Area Representatives are the boots on the ground for Texas Baptists. They spend the majority of their time on the road, driving to various churches in their regions and responding to needs each day. Last year alone, the nine representatives made approximately 9,500 contacts with church leaders across Texas. So, when the pandemic hit, they had to make adjustments to continue supporting their churches.
Reflecting on the past year, Tim Watson, Area Representatives director and Area 7 Representative, explained that there was a big learning curve for everyone, including the Area Representatives, as churches switched to online services and giving due to the COVID-19 pandemic.
“We were limited in what we could do because we usually do face-to-face interactions, so we had to take precautions and make a lot more calls, in order to help them get set up with virtual services,” Watson said. “We had to get out of our comfort zones.”
Offering support to pastors burdened with decisions about mask policies, in-person services and other pandemic-related decisions became an important part of their ministry. There was no protocol for a situation like the pandemic, and pastors often found themselves stuck in the middle as groups argued over what the right thing to do was.
“If there has ever been a time the Area Representatives have needed to be a pastor to the pastor, it was this year,” Watson said.

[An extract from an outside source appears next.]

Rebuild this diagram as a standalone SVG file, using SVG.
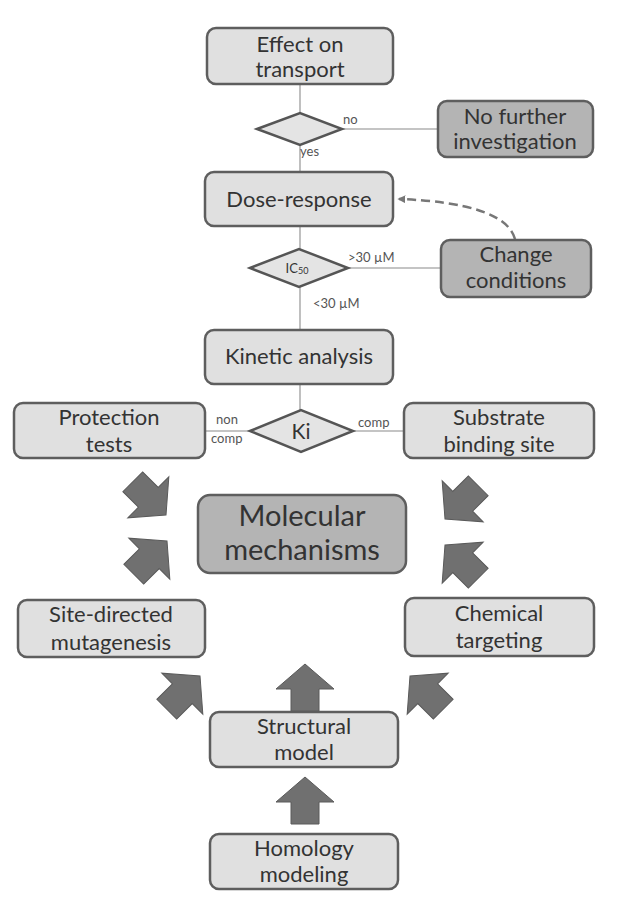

Providing Sabbath for pastors
For many Area Representatives, helping pastors facing burnout is a crucial part of the job. To combat burnout, many of them have compiled a “pulpit supply list” of local preachers and speakers who can preach for a Sunday to give the pastor a break from preparing sermons.
Area 3 Representative Joe Aguilar served on staff at First Baptist Church of Weslaco for 13 years, so he understands the needs many pastors are facing. He explained that many pastors are preaching not only a Sunday morning sermon, but also teaching a Sunday school class, sharing a Wednesday night message and handling all of the other things going on in the church body. Giving them a break on Sunday mornings allows them to emphasize priorities other than preaching, such as administration, bereavement or visiting with church members.
He also emphasized the importance of the Sabbath, a God-mandated day of rest that pastors need to observe. He tells pastors that if they allow themselves to be too worn out, they will be like a dull ax chopping down a tree. By temporarily stopping to sharpen the ax, they will be able to do more and do it more efficiently.
“If you’re not recharging and resting with God, eventually you won’t be of any use to anyone,” he reminds pastors.
Pulpit supply lists are aimed at giving pastors the opportunity to sharpen themselves so that they can better serve their congregations.
Encouraging churches in transition
Another important role Area Representatives play is in aiding churches going through the new pastor selection process. Kris Knippa, the representative for Area 1, explained that for many churches, the process can be overwhelming.
“It’s a very complicated process that doesn’t really have a guidebook,” he said.
For pastor search committees, there can be a lot of pressure and anxiety as they make the monumental decision of who will lead their church. Furthermore, if the former pastor was there for a long time, the church may not have a procedure for handling the situation. Knippa and the other Area Representatives offer support, encouragement and resources to churches as they go through the process. This can include coaching them through the interview process, ensuring candidates go through the proper background check and helping them navigate benefit packages.
“The loss of a beloved pastor can be very hard on a church, and having an encourager and a helper can mean so much to them,” Knippa explained. “So that’s one way we can really be valuable to them.”
Celebrating God’s work in the local church
“One of the most rewarding parts of being an Area Representative is celebrating milestones with churches,” David Vela, Area 2 Representative, shared. “Seeing how a church has persevered for many years and reflecting on how they have made an impact on their community is a special experience to share with the congregation.”
In March, Vela was able to attend the 138th-anniversary celebration for New Mount Zion Baptist Church in Colorado City.
“It was a special time to see how this small town church prevailed and continued to meet the needs of their community,” Vela said.
During the celebration, Pastor Quincy Randall preached on Galatians 5:7, and a man in the community came to know the Lord during the celebration. Vela celebrated alongside them and presented them with a letter of congratulations from Texas Baptists.
For Vela, being there to encourage and support churches is what being a Texas Baptists Area Representative is all about.
“We’re running the same race and we’re here for each other,” he said. “When you’re there to really serve people, they can see it, and it makes a difference.”